§ **Your goal**: Go through the material below and copy all lines with "matplotlib".

§ **Entries**:
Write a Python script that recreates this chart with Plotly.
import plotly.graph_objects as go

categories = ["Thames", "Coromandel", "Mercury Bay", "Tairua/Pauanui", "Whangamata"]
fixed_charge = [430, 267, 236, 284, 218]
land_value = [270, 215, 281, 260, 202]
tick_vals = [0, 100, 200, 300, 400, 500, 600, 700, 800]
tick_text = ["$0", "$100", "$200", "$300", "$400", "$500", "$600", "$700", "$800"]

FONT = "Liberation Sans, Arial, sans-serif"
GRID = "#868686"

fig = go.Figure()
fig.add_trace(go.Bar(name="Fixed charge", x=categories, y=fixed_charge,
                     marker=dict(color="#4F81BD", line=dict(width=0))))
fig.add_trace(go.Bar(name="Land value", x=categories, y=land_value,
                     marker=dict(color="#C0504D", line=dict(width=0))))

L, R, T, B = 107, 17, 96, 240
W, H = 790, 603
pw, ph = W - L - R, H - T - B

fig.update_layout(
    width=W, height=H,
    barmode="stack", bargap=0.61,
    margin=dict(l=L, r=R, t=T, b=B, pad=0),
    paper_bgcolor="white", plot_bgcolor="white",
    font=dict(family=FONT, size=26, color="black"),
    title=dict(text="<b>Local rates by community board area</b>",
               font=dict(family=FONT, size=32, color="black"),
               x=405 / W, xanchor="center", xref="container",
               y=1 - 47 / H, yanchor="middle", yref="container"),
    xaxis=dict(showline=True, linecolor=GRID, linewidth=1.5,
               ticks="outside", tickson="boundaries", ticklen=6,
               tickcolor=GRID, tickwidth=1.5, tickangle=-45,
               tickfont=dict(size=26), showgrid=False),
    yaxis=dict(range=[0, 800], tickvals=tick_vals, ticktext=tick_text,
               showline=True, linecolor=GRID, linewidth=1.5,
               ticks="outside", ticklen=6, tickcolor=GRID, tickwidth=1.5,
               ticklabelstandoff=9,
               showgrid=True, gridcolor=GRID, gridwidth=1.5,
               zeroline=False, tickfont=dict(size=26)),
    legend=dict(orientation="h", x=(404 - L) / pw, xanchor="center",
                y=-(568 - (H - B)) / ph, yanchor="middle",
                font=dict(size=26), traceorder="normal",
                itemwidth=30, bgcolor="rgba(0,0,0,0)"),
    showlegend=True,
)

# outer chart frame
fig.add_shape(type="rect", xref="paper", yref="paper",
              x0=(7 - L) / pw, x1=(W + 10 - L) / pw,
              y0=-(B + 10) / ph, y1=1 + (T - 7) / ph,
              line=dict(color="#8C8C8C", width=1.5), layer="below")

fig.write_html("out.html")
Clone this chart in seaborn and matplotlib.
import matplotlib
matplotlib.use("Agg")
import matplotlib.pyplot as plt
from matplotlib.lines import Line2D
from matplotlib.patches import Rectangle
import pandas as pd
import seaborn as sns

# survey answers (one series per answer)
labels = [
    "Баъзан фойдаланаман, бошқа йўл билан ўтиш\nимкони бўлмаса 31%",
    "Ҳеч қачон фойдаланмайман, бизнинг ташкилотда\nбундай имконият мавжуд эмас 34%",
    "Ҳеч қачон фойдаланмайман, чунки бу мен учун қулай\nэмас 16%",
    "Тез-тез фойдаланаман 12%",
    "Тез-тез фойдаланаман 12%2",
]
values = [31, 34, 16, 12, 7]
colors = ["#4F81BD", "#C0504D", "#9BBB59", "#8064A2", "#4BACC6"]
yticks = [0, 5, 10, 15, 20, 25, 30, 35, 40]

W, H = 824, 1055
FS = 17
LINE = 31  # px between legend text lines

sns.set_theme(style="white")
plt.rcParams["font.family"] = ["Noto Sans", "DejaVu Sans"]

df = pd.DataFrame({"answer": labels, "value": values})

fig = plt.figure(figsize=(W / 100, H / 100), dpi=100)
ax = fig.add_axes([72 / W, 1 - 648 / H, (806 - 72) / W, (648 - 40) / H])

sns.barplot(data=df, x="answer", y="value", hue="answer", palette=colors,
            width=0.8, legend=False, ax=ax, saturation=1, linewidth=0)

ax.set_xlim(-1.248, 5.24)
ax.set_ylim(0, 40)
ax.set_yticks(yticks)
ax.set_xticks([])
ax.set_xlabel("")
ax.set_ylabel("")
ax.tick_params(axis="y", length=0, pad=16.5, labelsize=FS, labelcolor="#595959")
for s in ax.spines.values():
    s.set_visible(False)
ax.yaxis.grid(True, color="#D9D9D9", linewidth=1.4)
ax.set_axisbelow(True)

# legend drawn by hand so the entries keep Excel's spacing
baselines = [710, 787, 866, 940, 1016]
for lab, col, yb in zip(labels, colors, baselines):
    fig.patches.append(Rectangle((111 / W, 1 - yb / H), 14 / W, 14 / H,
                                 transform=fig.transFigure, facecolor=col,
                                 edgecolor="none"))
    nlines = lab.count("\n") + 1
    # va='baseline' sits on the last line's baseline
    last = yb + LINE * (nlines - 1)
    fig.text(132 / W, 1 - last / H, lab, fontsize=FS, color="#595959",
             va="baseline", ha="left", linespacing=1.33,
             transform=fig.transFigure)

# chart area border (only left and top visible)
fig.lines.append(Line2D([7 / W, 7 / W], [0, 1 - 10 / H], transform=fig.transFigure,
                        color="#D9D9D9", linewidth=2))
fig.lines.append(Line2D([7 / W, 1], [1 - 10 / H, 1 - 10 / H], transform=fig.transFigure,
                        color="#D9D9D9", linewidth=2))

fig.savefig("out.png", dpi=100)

§ **Exercise solution**:
Clone this chart in seaborn and matplotlib.
import matplotlib
matplotlib.use("Agg")
import matplotlib.pyplot as plt
from matplotlib.lines import Line2D
from matplotlib.patches import Rectangle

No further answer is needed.